Archive for May 27, 2008

GAE Opens Up and Usage Pricing Announced

A post by Bill Katz, of bloog fame, posted on the google app engine group a link to Techmeme techcrunch where the pricing for google app engine usage (over the free-of-charge caps) is posted for all to see:

"That cap will continue to apply until later this year, but they will announce the 
following usage fees tomorrow:

    Free quota to get started: 500MB storage and enough CPU and bandwidth for 
about 5 million pageviews per month
    $0.10 — $0.12 per CPU core-hour
    $0.15 — $0.18 per GB-month of storage
    $0.11 — $0.13 per GB outgoing bandwidth
    $0.09 — $0.11 per GB incoming bandwidth

This pricing puts Google App Engine storage and bandwidth costs competitive with 
Amazon S3 (plus Google doesn’t have a per-request fee)."

According to techmeme, the limitation on the number of GAE developers will be lifted and an additional 160,000 will be added tomorrow. Or at least announced tomorrow at Google I/O. That means I’ll be able to register my other google accounts! Nice.

Google Pages

I was creating a presentation for a client using google docs. Basically, I was making a pitch to get him to move to Google Apps. So while I was making the presentation, I went into the control panel to make sure I wasn’t missing any functionality. Well, I was.

Now that I think back on it, I remember looking at it before, but seeing as I use django for my actual website and blog, or plone in the case of neohawk.org, I blew right by it without out really checking it out. Well, today, I finally checked it out — Google Pages.

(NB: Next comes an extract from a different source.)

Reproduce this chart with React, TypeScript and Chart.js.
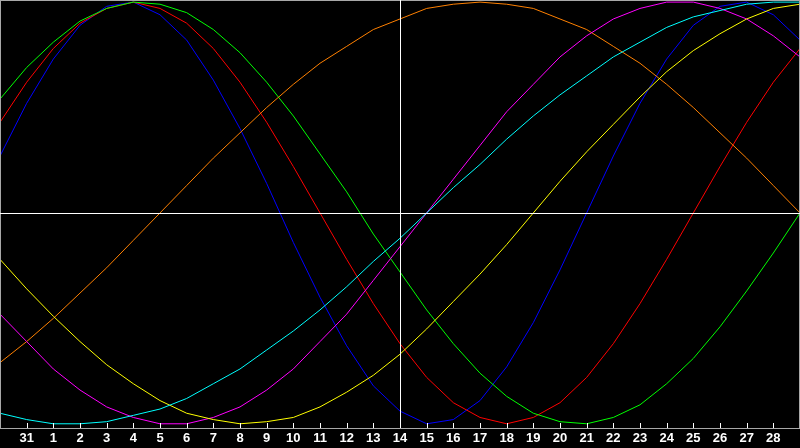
import React, { useEffect, useRef } from "react";
import { Chart, ChartConfiguration, Plugin, registerables } from "chart.js";

Chart.register(...registerables);

// day labels along the bottom (first and last slots are the plot edges)
const dayLabels = [
  "", "31", "1", "2", "3", "4", "5", "6", "7", "8", "9", "10", "11", "12", "13",
  "14", "15", "16", "17", "18", "19", "20", "21", "22", "23", "24", "25", "26",
  "27", "28", "",
];

// index of the "today" marker (day 14)
const todayIndex = 15;

const physical = [
  0.27, 0.52, 0.73, 0.89, 0.98, 1.0, 0.94, 0.82, 0.63, 0.4, 0.14, -0.14, -0.4,
  -0.63, -0.82, -0.94, -1.0, -0.98, -0.89, -0.73, -0.52, -0.27, 0.0, 0.27, 0.52,
  0.73, 0.89, 0.98, 1.0, 0.94, 0.82,
];
const emotional = [
  0.43, 0.62, 0.78, 0.9, 0.97, 1.0, 0.97, 0.9, 0.78, 0.62, 0.43, 0.22, 0.0,
  -0.22, -0.43, -0.62, -0.78, -0.9, -0.97, -1.0, -0.97, -0.9, -0.78, -0.62,
  -0.43, -0.22, 0.0, 0.22, 0.43, 0.62, 0.78,
];
const intellectual = [
  0.54, 0.69, 0.81, 0.91, 0.97, 1.0, 0.99, 0.95, 0.87, 0.76, 0.62, 0.46, 0.28,
  0.1, -0.1, -0.28, -0.46, -0.62, -0.76, -0.87, -0.95, -0.99, -1.0, -0.97,
  -0.91, -0.81, -0.69, -0.54, -0.37, -0.19, 0.0,
];
const intuitive = [
  -0.48, -0.61, -0.74, -0.84, -0.92, -0.97, -1.0, -1.0, -0.97, -0.92, -0.84,
  -0.74, -0.61, -0.48, -0.32, -0.16, 0.0, 0.16, 0.32, 0.48, 0.61, 0.74, 0.84,
  0.92, 0.97, 1.0, 1.0, 0.97, 0.92, 0.84, 0.74,
];
const aesthetic = [
  -0.22, -0.36, -0.49, -0.61, -0.72, -0.81, -0.89, -0.95, -0.98, -1.0, -0.99,
  -0.97, -0.92, -0.85, -0.77, -0.67, -0.55, -0.42, -0.29, -0.15, 0.0, 0.15,
  0.29, 0.42, 0.55, 0.67, 0.77, 0.85, 0.92, 0.97, 0.99,
];
const awareness = [
  -0.71, -0.61, -0.5, -0.38, -0.26, -0.13, 0.0, 0.13, 0.26, 0.38, 0.5, 0.61,
  0.71, 0.79, 0.87, 0.92, 0.97, 0.99, 1.0, 0.99, 0.97, 0.92, 0.87, 0.79, 0.71,
  0.61, 0.5, 0.38, 0.26, 0.13, 0.0,
];
const spiritual = [
  -0.95, -0.98, -1.0, -1.0, -0.99, -0.96, -0.93, -0.88, -0.81, -0.74, -0.65,
  -0.56, -0.46, -0.35, -0.23, -0.12, 0.0, 0.12, 0.23, 0.35, 0.46, 0.56, 0.65,
  0.74, 0.81, 0.88, 0.93, 0.96, 0.99, 1.0, 1.0,
];

// frame, tick marks pointing up, and the crosshair
const overlay: Plugin<"line"> = {
  id: "overlay",
  afterDatasetsDraw(chart) {
    const { ctx, chartArea, scales } = chart;
    const x = scales.x;
    const y = scales.y;
    ctx.save();
    ctx.lineWidth = 1;

    ctx.strokeStyle = "#a8a8a8";
    ctx.strokeRect(
      chartArea.left + 0.5,
      chartArea.top + 0.5,
      chartArea.right - chartArea.left - 1,
      chartArea.bottom - chartArea.top
    );

    ctx.strokeStyle = "#ffffff";
    ctx.beginPath();
    for (let i = 1; i < dayLabels.length - 1; i++) {
      const px = Math.round(x.getPixelForValue(i)) + 0.5;
      ctx.moveTo(px, chartArea.bottom);
      ctx.lineTo(px, chartArea.bottom - 5);
    }
    const cx = Math.round(x.getPixelForValue(todayIndex)) + 0.5;
    ctx.moveTo(cx, chartArea.top);
    ctx.lineTo(cx, chartArea.bottom);
    const cy = Math.round(y.getPixelForValue(0)) + 0.5;
    ctx.moveTo(chartArea.left, cy);
    ctx.lineTo(chartArea.right, cy);
    ctx.stroke();
    ctx.restore();
  },
};

const App: React.FC = () => {
  const chartRef = useRef<HTMLCanvasElement | null>(null);

  useEffect(() => {
    if (!chartRef.current) return;
    const context = chartRef.current.getContext("2d");
    if (!context) return;

    const line = (label: string, data: number[], color: string) => ({
      label,
      data,
      borderColor: color,
      backgroundColor: color,
      borderWidth: 1,
      pointRadius: 0,
      pointHoverRadius: 0,
      tension: 0,
      fill: false,
    });

    const config: ChartConfiguration<"line"> = {
      type: "line",
      data: {
        labels: dayLabels,
        datasets: [
          line("Spiritual", spiritual, "#00ffff"),
          line("Aesthetic", aesthetic, "#ffff00"),
          line("Intuitive", intuitive, "#ff00ff"),
          line("Awareness", awareness, "#ff8000"),
          line("Intellectual", intellectual, "#00ff00"),
          line("Emotional", emotional, "#ff0000"),
          line("Physical", physical, "#0000ff"),
        ],
      },
      options: {
        responsive: false,
        animation: false,
        layout: { padding: 0, autoPadding: false },
        plugins: {
          legend: { display: false },
          tooltip: { enabled: false },
        },
        scales: {
          x: {
            type: "category",
            offset: false,
            grid: { display: false, drawTicks: false, tickLength: 0 },
            border: { display: false },
            afterFit: (s) => {
              s.height = 20;
              s.paddingLeft = 0;
              s.paddingRight = 0;
            },
            ticks: {
              autoSkip: false,
              maxRotation: 0,
              minRotation: 0,
              padding: 3,
              color: "#ffffff",
              font: { family: "'Liberation Sans', Arial, sans-serif", size: 13, weight: "bold" },
            },
          },
          y: {
            display: false,
            min: -1.02,
            max: 1.01,
          },
        },
      },
      plugins: [overlay],
    };

    const chartInstance = new Chart(context, config);
    return () => {
      chartInstance.destroy();
    };
  }, []);

  return (
    <div
      style={{
        position: "fixed",
        left: 0,
        top: 0,
        width: 800,
        height: 448,
        background: "#000000",
      }}
    >
      <canvas ref={chartRef} width={800} height={448} style={{ display: "block" }} />
    </div>
  );
};

export default App;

I know the particular client I was creating the website will not be looking for anything overwhelming difficult, web design wise, so most likely the default templates are just fine. However, the other client will most like want some customization of the templates. It’s not clear how to do that though — at least until I hit the google groups for pages. There was a hint of how to change the css, widen the usable portion of the layout etc. I’ll admit, it’s not elegant, but it seems to work. I did a quick test trying the neohawk.info css stylesheet

Google Page Test

I am personally not interested in them whatsoever, but for this particular client and one other it’s absolutely perfect. They have maybe three pages of content, largely just to say that have a web page. Both clients pretty much work on a face-to-face basis only.